5 Replies Latest reply on Jul 17, 2018 9:03 PM by Aaron Sheldon

# Comparison of Means between Unequal Groups

Hello everyone.

I am trying to compare the differences between two groups of dealers. One group has around 140,000 dealers (control group) and the other group has 4,500 dealers (experimental group). I have grouped all the dealers together and created a column that differentiates between the two groups. For example, the control group is group A and the experimental group is group B. The problem I am facing now is how to make a fair comparison between each group when the sizes are different. I think I might have to run a T-Test but not sure what is the best way to go about it.

Can someone give me some suggestions? I have a sales and profit column for all the dealers which is what I am primarily interested in comparing. It would not be much help in comparing them unless they are on equal measure. Hope all this makes sense. Thanks.

• ###### 1. Re: Comparison of Means between Unequal Groups

If you've got your dealers (here Category) on Rows you can drag sales an profit on the labels mark on the mark shelf. Right-click on sales and select Measure -> Average and do the same for profit.

Please let me know if that helps,

Best,

Luisa

• ###### 2. Re: Comparison of Means between Unequal Groups

Hey Danish,

Did you consider metrics like:

Sales per dealer, profit per dealer

profit over sales ratio for entire groups

and similar metrics where you normalize before you compare.

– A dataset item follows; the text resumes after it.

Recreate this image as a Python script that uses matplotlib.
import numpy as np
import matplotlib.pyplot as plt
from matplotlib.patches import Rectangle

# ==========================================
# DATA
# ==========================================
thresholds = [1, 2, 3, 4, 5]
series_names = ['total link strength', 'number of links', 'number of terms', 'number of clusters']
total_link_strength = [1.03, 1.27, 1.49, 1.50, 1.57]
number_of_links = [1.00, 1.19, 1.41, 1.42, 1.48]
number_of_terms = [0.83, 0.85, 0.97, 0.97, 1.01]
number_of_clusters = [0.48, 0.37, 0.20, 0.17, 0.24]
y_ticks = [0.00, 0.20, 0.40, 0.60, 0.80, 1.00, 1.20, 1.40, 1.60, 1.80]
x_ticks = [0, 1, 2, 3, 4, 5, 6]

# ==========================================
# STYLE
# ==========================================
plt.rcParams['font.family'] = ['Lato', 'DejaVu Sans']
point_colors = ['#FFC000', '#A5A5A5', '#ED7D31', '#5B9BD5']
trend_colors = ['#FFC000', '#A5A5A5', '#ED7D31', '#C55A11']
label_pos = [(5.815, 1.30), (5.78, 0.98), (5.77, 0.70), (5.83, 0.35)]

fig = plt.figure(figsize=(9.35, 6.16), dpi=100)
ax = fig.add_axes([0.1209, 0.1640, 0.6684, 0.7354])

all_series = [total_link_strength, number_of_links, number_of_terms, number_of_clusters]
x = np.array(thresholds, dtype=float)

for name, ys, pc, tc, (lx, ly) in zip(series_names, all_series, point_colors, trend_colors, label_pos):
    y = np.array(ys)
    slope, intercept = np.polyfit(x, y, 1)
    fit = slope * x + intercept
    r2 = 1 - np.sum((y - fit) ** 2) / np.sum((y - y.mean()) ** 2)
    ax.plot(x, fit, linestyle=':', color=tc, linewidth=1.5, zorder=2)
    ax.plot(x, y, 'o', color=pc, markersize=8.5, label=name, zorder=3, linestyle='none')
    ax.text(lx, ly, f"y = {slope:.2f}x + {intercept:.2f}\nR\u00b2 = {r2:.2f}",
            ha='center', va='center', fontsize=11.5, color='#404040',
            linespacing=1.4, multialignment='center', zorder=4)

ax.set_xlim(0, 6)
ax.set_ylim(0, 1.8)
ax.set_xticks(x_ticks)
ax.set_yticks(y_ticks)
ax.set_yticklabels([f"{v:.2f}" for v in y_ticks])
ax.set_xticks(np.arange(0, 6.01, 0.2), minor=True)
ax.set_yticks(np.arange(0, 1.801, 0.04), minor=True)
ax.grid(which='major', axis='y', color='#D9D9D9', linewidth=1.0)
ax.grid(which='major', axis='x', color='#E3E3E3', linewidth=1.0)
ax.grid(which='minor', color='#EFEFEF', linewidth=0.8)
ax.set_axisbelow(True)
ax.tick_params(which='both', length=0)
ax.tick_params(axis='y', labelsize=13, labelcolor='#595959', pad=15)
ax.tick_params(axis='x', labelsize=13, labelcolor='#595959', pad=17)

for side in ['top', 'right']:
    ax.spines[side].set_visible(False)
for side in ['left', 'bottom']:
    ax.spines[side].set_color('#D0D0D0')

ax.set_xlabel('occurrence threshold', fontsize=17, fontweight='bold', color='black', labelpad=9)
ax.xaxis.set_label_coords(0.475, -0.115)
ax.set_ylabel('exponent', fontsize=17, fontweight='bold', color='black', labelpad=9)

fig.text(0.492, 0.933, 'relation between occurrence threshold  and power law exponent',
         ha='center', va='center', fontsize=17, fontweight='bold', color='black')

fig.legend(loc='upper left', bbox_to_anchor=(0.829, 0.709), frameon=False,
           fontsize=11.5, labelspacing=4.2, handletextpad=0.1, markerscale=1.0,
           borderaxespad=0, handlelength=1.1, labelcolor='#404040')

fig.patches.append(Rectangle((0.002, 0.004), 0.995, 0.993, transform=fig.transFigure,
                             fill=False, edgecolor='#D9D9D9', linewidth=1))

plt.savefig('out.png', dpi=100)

• ###### 3. Re: Comparison of Means between Unequal Groups

Thanks Luisa. That seems to help in normalizing the data.

• ###### 4. Re: Comparison of Means between Unequal Groups

Thanks Nitish. I did not think of that. That is a good suggestion though.

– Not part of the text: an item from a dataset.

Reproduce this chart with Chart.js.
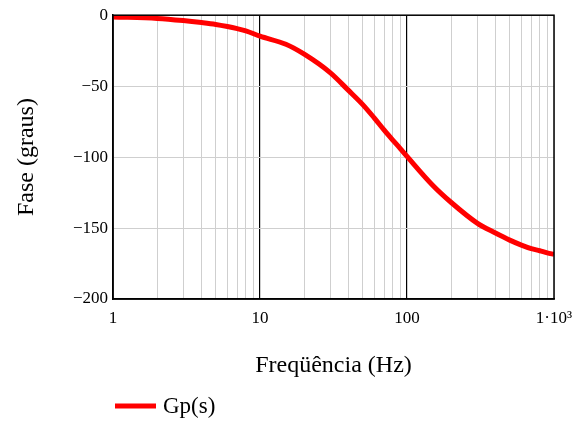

• ###### 5. Re: Comparison of Means between Unequal Groups

With a sample size that large you have more than enough statistical power to use a non-parametric test like the Mann-Whitney U test for stochastic dominance in a single ranking dimension, like say sales. Odds are good though that there will be a statistically significant difference, simply due to the large sample size. The harder question is whether or not it is a meaningful difference, which is driven by two considerations: First, why is there a difference? Answering that depends on whether you have included the correct explanatory latent variables in your data. Second, is the difference large enough to have an operational impact. With a sample size that large, even a less powerful non-parametric test will be very sensitive to small differences in the distributions.

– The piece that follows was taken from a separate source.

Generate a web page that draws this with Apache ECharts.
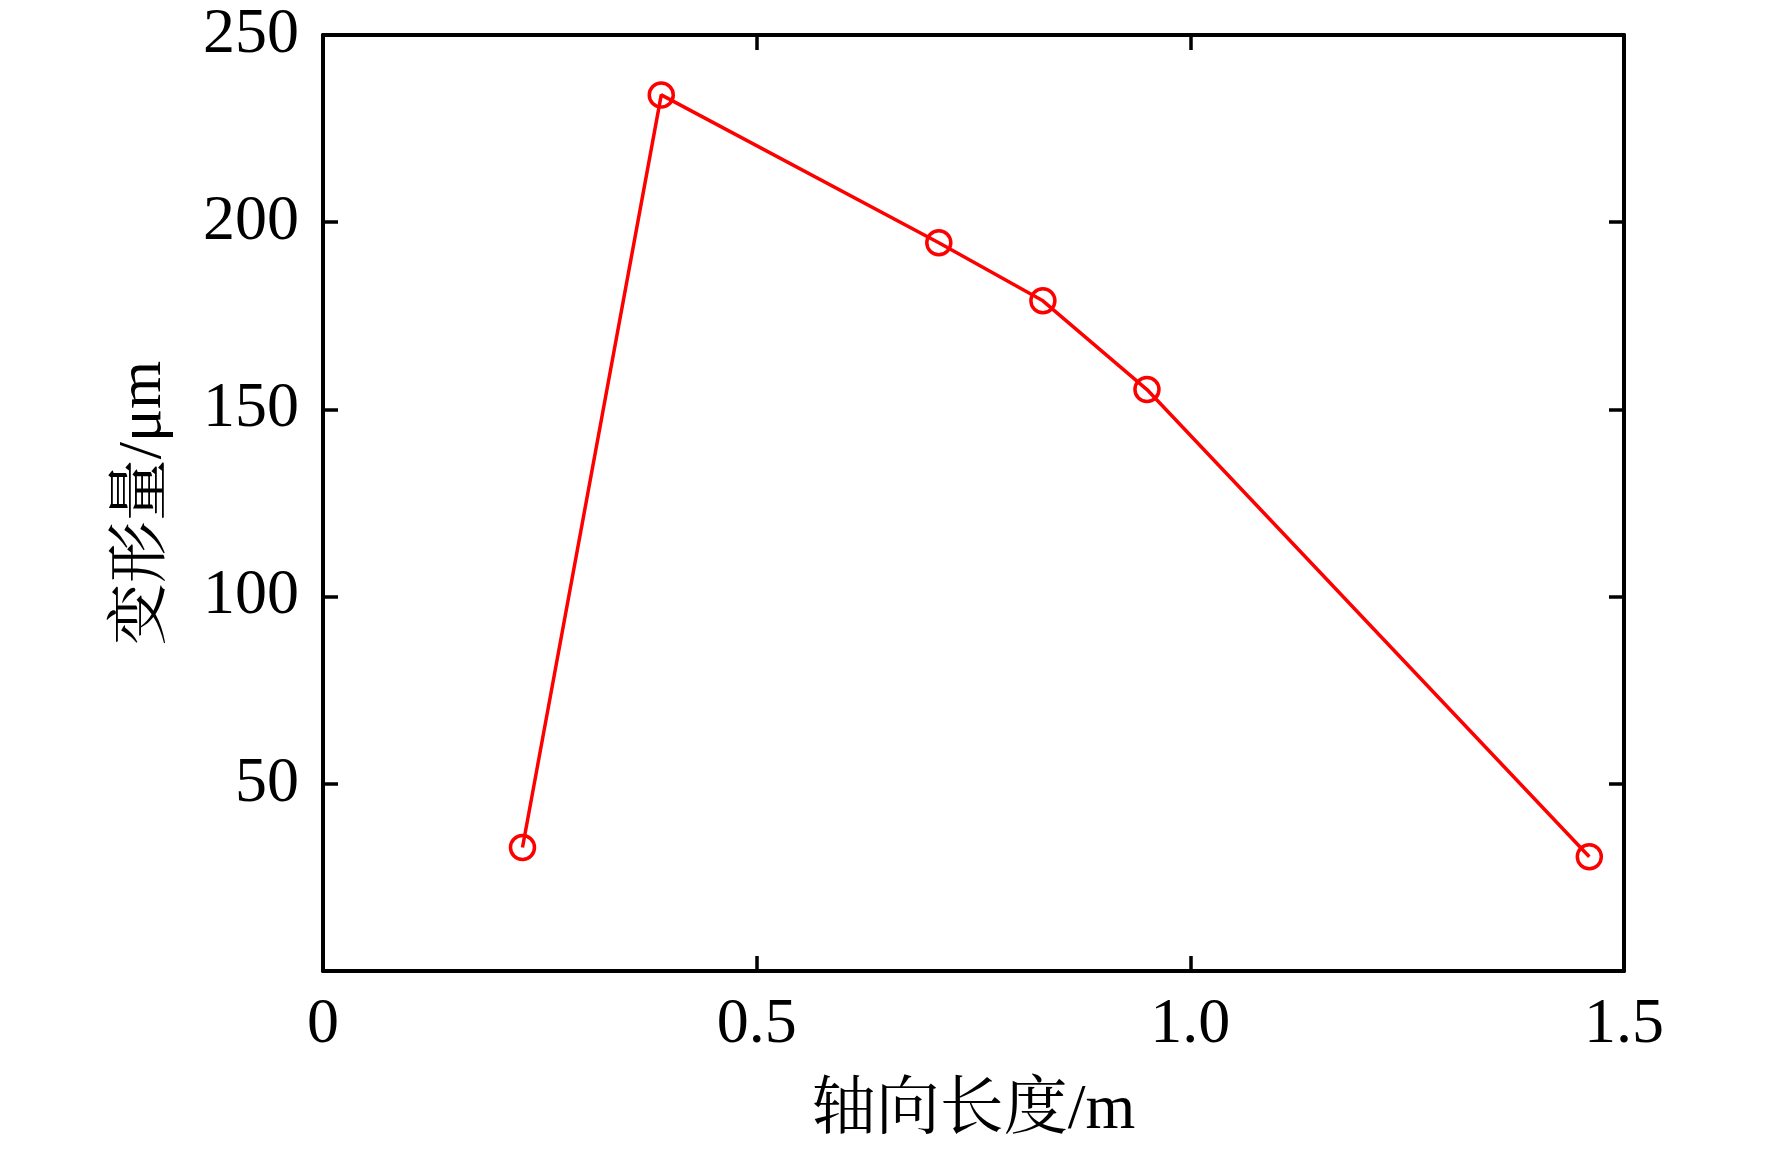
<!DOCTYPE html>
<html>
<head>
<meta charset="utf-8">
<script src="https://cdn.jsdelivr.net/npm/echarts@6/dist/echarts.min.js"></script>
<style>
html,body{margin:0;padding:0;background:#fff;}
#chart{width:1772px;height:1152px;}
</style>
</head>
<body>
<div id="chart"></div>
<script>
const xValues = [0.23, 0.39, 0.71, 0.83, 0.95, 1.46];
const yValues = [33, 234, 194.5, 179, 155.3, 30.5];
const xTicks = [0, 0.5, 1.0, 1.5];
const yTicks = [0, 50, 100, 150, 200, 250];
const xTitle = '轴向长度/m';
const yTitle = '变形量/μm';

const FONT = "'Liberation Serif', 'Times New Roman', 'Noto Serif CJK SC', 'Noto Sans CJK SC', serif";
const axisLine = {show: true, onZero: false, lineStyle: {color: '#000', width: 4}};
const axisTick = {show: true, inside: true, length: 15, lineStyle: {color: '#000', width: 3.5}};

const chart = echarts.init(document.getElementById('chart'), null, {renderer: 'canvas'});
chart.setOption({
  backgroundColor: '#fff',
  animation: false,
  grid: {left: 323, right: 148, top: 35, bottom: 181, containLabel: false},
  xAxis: [{
    type: 'value', min: xTicks[0], max: xTicks[xTicks.length - 1], interval: 0.5,
    position: 'bottom',
    axisLine: axisLine, axisTick: axisTick, splitLine: {show: false},
    axisLabel: {
      color: '#000', fontFamily: FONT, fontSize: 64, margin: 22,
      formatter: v => (v === 0 ? '0' : v.toFixed(1))
    },
    name: xTitle, nameLocation: 'middle', nameGap: 108,
    nameTextStyle: {color: '#000', fontFamily: FONT, fontSize: 64}
  }, {
    type: 'value', min: xTicks[0], max: xTicks[xTicks.length - 1], interval: 0.5,
    position: 'top',
    axisLine: axisLine, axisTick: axisTick, splitLine: {show: false},
    axisLabel: {show: false}
  }],
  yAxis: [{
    type: 'value', min: yTicks[0], max: yTicks[yTicks.length - 1], interval: 50,
    position: 'left',
    axisLine: axisLine, axisTick: axisTick, splitLine: {show: false},
    axisLabel: {
      color: '#000', fontFamily: FONT, fontSize: 64, margin: 24,
      showMinLabel: false
    },
    name: yTitle, nameLocation: 'middle', nameGap: 148, nameRotate: 90,
    nameTextStyle: {color: '#000', fontFamily: FONT, fontSize: 62}
  }, {
    type: 'value', min: yTicks[0], max: yTicks[yTicks.length - 1], interval: 50,
    position: 'right',
    axisLine: axisLine, axisTick: axisTick, splitLine: {show: false},
    axisLabel: {show: false}
  }],
  series: [{
    type: 'line',
    xAxisIndex: 0, yAxisIndex: 0,
    data: xValues.map((x, i) => [x, yValues[i]]),
    symbol: 'circle', symbolSize: 24,
    showAllSymbol: true,
    color: '#ff0000',
    lineStyle: {color: '#ff0000', width: 3.5},
    itemStyle: {color: 'rgba(255,255,255,0)', borderColor: '#ff0000', borderWidth: 3.5},
    z: 3
  }]
});
</script>
</body>
</html>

The really powerful question is to ask: accounting for all the factors that the dealers cannot control, what is the difference in sales? In the life sciences this is referred to as risk adjustment, although propensity scoring might work as well. Answering this question will not only tell you which dealers are adding the most value due to their behaviour, but also which dealers have large unrealised potential for generating sales, if placed in a better market.

For any financial data I would advise against any tests, like the t-test, which rely on assumptions of normality. Most financial processes tend to originate from geometric stochastic processes, which results in variables whose distributions have power-law tails.